The Theology, Religion and Popular Culture Network was founded in 2005 at the initiative of Professors Gordon Lynch and Peter Ward. It was recognised that there was a need for some serious, rigorous academic engagement within the field of interaction between religion and popular culture which, whilst undertaken on an academic footing, also recognised the challenges brought to and by popular culture’s presence in faith communities. The appearance of the word ‘theology’ in the Network’s title signalled that practitioners as well as academics were involved.

In similar ways to the manner in which discussions were happening in cultural studies about how (indeed whether) scholars could also be fans, and fans of what they were allegedly critically and dispassionately studying, it was acknowledged that those studying popular culture and religion might be fans of both popular culture and religion. They might also be critical of neither. At the same time, it could not be assumed that no interests were being served in the work of scholars professing no religious commitments.

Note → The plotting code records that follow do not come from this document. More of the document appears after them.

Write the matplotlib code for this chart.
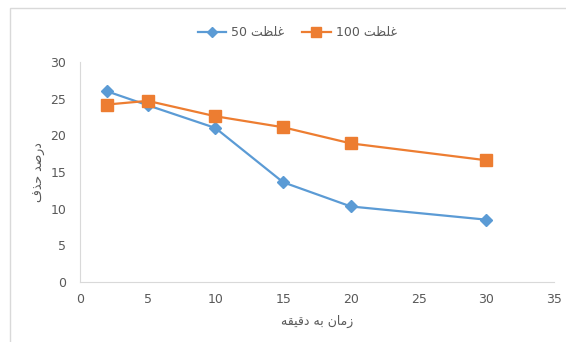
import matplotlib.pyplot as plt
from matplotlib.patches import Rectangle

# time (minutes) and removal percentage for the two concentrations
time_min = [2, 5, 10, 15, 20, 30]
removal_50 = [26.0, 24.1, 21.0, 13.6, 10.3, 8.5]
removal_100 = [24.2, 24.7, 22.6, 21.1, 18.9, 16.6]

# Arabic-script labels, pre-shaped (presentation forms, visual order)
word_conc = "\uFE96\uFEC8\uFEE0\uFECF"  # غلظت
label_50 = "50 " + word_conc
label_100 = "100 " + word_conc
x_title = "\uFEEA\uFED8\uFEF4\uFED7\uFEA9 \uFEEA\uFE91 \uFEE5\uFE8E\uFEE3\uFEAF"  # زمان به دقیقه
y_title = "\uFED1\uFEAC\uFEA3 \uFEAA\uFEBB\uFEAD\uFEA9"  # درصد حذف

blue = "#5B9BD5"
orange = "#ED7D31"
grey_txt = "#595959"
grey_line = "#D9D9D9"

fig = plt.figure(figsize=(5.66, 3.42), dpi=100)
fig.patches.append(Rectangle((10 / 566, -0.05), 1.0, 1 - 8 / 342 + 0.05,
                             transform=fig.transFigure, fill=False,
                             edgecolor=grey_line, linewidth=1.0))

ax = fig.add_axes([80 / 566, 60 / 342, 474 / 566, 220 / 342])
ax.plot(time_min, removal_50, color=blue, lw=1.6, marker="D", ms=6,
        label=label_50)
ax.plot(time_min, removal_100, color=orange, lw=1.6, marker="s", ms=8,
        label=label_100)

ax.set_xlim(0, 35)
ax.set_ylim(0, 30)
ax.set_xticks(range(0, 36, 5))
ax.set_yticks(range(0, 31, 5))
for side in ("top", "right"):
    ax.spines[side].set_visible(False)
for side in ("left", "bottom"):
    ax.spines[side].set_color(grey_line)
ax.tick_params(length=0, colors=grey_txt, labelsize=9)
ax.tick_params(axis="x", pad=8)
ax.tick_params(axis="y", pad=10)

ax.set_xlabel(x_title, color=grey_txt, fontsize=9, labelpad=6)
ax.set_ylabel(y_title, color=grey_txt, fontsize=9, labelpad=3)

leg = fig.legend(loc="center", bbox_to_anchor=(0.525, 0.905), ncol=2,
                 frameon=False, fontsize=9, labelcolor=grey_txt,
                 handlelength=2.3, columnspacing=1.4, handletextpad=0.4,
                 markerscale=0.85)

fig.savefig("out.png", dpi=100)
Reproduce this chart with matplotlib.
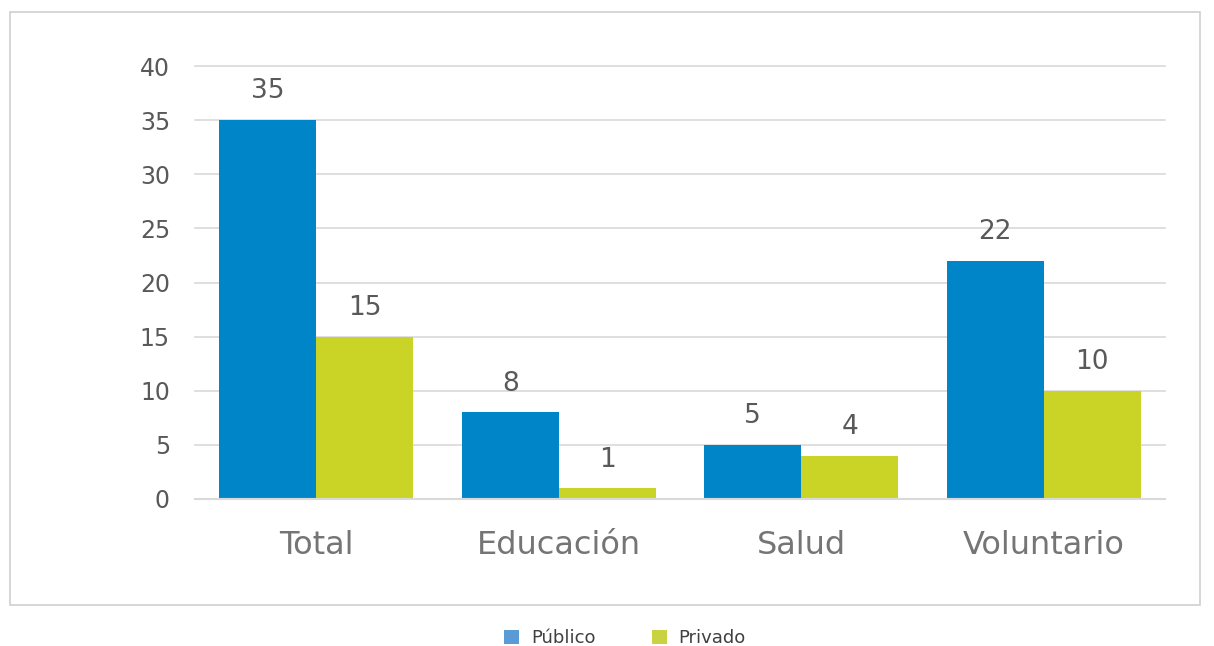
import matplotlib
matplotlib.use("Agg")
import matplotlib.pyplot as plt
from matplotlib.patches import Rectangle, Patch
import numpy as np

categories = ["Total", "Educación", "Salud", "Voluntario"]
publico = [35, 8, 5, 22]
privado = [15, 1, 4, 10]
yticks = [0, 5, 10, 15, 20, 25, 30, 35, 40]

plt.rcParams['font.family'] = ['DejaVu Sans']

fig = plt.figure(figsize=(12.14, 6.46), dpi=100)
ax = fig.add_axes([195/1214, 1-499/646, (1165-195)/1214, (499-66)/646])

x = np.arange(len(categories))
w = 0.4
c_pub = "#0086C8"
c_pri = "#C9D426"
b1 = ax.bar(x - w/2, publico, w, color=c_pub, zorder=3)
b2 = ax.bar(x + w/2, privado, w, color=c_pri, zorder=3)

for rects, vals in ((b1, publico), (b2, privado)):
    for r, v in zip(rects, vals):
        ax.text(r.get_x() + r.get_width()/2, v + 2.0, str(v), ha='center', va='baseline',
                fontsize=19, color="#595959")

ax.set_xlim(-0.5, len(categories) - 0.5)
ax.set_ylim(0, 40)
ax.set_yticks(yticks)
ax.set_yticklabels([str(t) for t in yticks], fontsize=17, color="#595959")
ax.set_xticks(x)
ax.set_xticklabels(categories, fontsize=23, color="#757575")
ax.tick_params(axis='both', length=0)
ax.tick_params(axis='y', pad=18)
ax.tick_params(axis='x', pad=22)
ax.grid(axis='y', color="#D9D9D9", linewidth=1.2, zorder=0)
for gl in ax.get_ygridlines():
    gl.set_clip_on(False)
for s in ax.spines.values():
    s.set_visible(False)
ax.axhline(0, color="#D9D9D9", linewidth=1.5, zorder=4, clip_on=False)

fig.patches.append(Rectangle((10/1214, 1-605/646), 1190/1214, 593/646, transform=fig.transFigure,
                             fill=False, edgecolor="#D0D0D0", linewidth=1.2))

handles = [Patch(facecolor="#5B9BD5"), Patch(facecolor="#C9D241")]
fig.legend(handles, ["Público", "Privado"], loc='center', bbox_to_anchor=(625/1214, 1-638/646),
           ncol=2, frameon=False, fontsize=13, handlelength=0.85, handleheight=0.85,
           columnspacing=3.1, handletextpad=0.65, labelcolor="#404040")

fig.savefig("out.png", dpi=100)
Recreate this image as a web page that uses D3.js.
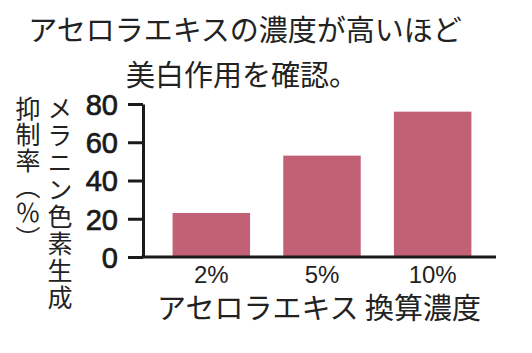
<!DOCTYPE html>
<html>
<head>
<meta charset="utf-8">
<script src="https://cdn.jsdelivr.net/npm/d3@7"></script>
<style>
  body { margin: 0; background: #fff; }
  svg { display: block; }
</style>
</head>
<body>
<div id="main"></div>
<script>
const categories = ["2%", "5%", "10%"];
const values = [23, 53, 76];
const yTicks = [0, 20, 40, 60, 80];
const titleLines = ["アセロラエキスの濃度が高いほど", "美白作用を確認。"];
const yLabelCols = ["メラニン色素生成", "抑制率（％）"];
const xLabel = "アセロラエキス 換算濃度";

const width = 532, height = 353;
const jpFont = "'Noto Sans CJK JP', sans-serif";
const numFont = "'Liberation Sans', Arial, sans-serif";

var svg = d3.select('#main')
    .append('svg')
    .attr('width', width)
    .attr('height', height);

// scales
const x = d3.scaleBand()
    .domain(categories)
    .range([156, 488])
    .paddingInner(0.3)
    .paddingOuter(0.15);

const y = d3.scaleLinear()
    .domain([0, 80])
    .range([257, 104]);

// title
svg.selectAll('text.title')
    .data(titleLines)
    .enter()
    .append('text')
    .attr('class', 'title')
    .attr('x', (d, i) => i == 0 ? 245 : 242)
    .attr('y', (d, i) => 41 + i * 45)
    .attr('text-anchor', 'middle')
    .style('font-family', jpFont)
    .style('font-size', '29px')
    .style('fill', '#222')
    .text(d => d);

// bars
svg.selectAll('rect.bar')
    .data(values)
    .enter()
    .append('rect')
    .attr('class', 'bar')
    .attr('x', (d, i) => x(categories[i]))
    .attr('y', d => y(d))
    .attr('width', x.bandwidth())
    .attr('height', d => y(0) - y(d))
    .attr('fill', '#c26076');

// y axis
const yAxis = svg.append('g')
    .attr('transform', 'translate(143,0)')
    .call(d3.axisLeft(y).tickValues(yTicks).tickSize(15).tickSizeOuter(0).tickPadding(10));

yAxis.select('.domain').attr('stroke', '#1a1a1a').attr('stroke-width', 3);
yAxis.selectAll('.tick line').attr('stroke', '#1a1a1a').attr('stroke-width', 3);
yAxis.selectAll('.tick text')
    .style('font-family', numFont)
    .style('font-size', '29px')
    .style('fill', '#1a1a1a')
    .style('stroke', '#1a1a1a')
    .style('stroke-width', '0.7px')
    .attr('dy', '0.36em');

// x baseline
svg.append('line')
    .attr('x1', 141.5)
    .attr('x2', 496)
    .attr('y1', y(0))
    .attr('y2', y(0))
    .attr('stroke', '#1a1a1a')
    .attr('stroke-width', 3);

// x tick labels
svg.selectAll('text.xlab')
    .data(categories)
    .enter()
    .append('text')
    .attr('class', 'xlab')
    .attr('x', d => x(d) + x.bandwidth() / 2)
    .attr('y', 283)
    .attr('text-anchor', 'middle')
    .style('font-family', numFont)
    .style('font-size', '24px')
    .style('fill', '#222')
    .text(d => d);

// x axis title
svg.append('text')
    .attr('x', 319)
    .attr('y', 319)
    .attr('text-anchor', 'middle')
    .style('font-family', jpFont)
    .style('font-size', '29px')
    .style('fill', '#222')
    .text(xLabel);

// y axis title, vertical, two columns
svg.selectAll('text.ylab')
    .data(yLabelCols)
    .enter()
    .append('text')
    .attr('class', 'ylab')
    .attr('x', (d, i) => i == 0 ? 60 : 28)
    .attr('y', 96)
    .style('writing-mode', 'vertical-rl')
    .style('font-family', jpFont)
    .style('font-size', '25px')
    .style('letter-spacing', (d, i) => i == 0 ? '2px' : '1px')
    .style('fill', '#222')
    .text(d => d);
</script>
</body>
</html>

It was, then, a live issue to enable exploration of commitment/s (to religion and/or popular culture) in a critically rigorous, academically-satisfying way, in a way which may benefit faith communities and wider society. A new forum needed to be found for this. TRPCN was born.

The Network therefore exists to broker the best of research into popular culture and faith/ religion/ theology to faith communities, and to encourage rigorous academic reflection (for those of all faiths and none) on issues which arise in society at the interface between popular cultures, theologies and religions.

The Network enables people from a variety of disciplines – not just religious studies, theology and sociology, but also sport and cultural studies, psychology, anthropology, media studies – anyone who has an interest in what goes on at the contemporary interface between religion and popular culture, to examine what is happening in society today.

The Network had largely, though not exclusively, Christian roots when it first emerged. It clearly could not stay that way, though it has proved a slow process to become more religiously diverse. Nor could it be confined to an interplay between religious studies and sociology, though as anyone who works in inter-disciplinary fields knows, it is hard to foster wide networks simply because different disciplines speak different languages and have different methods. But the Network is committed to enabling as wide a conversation as is possible to take place.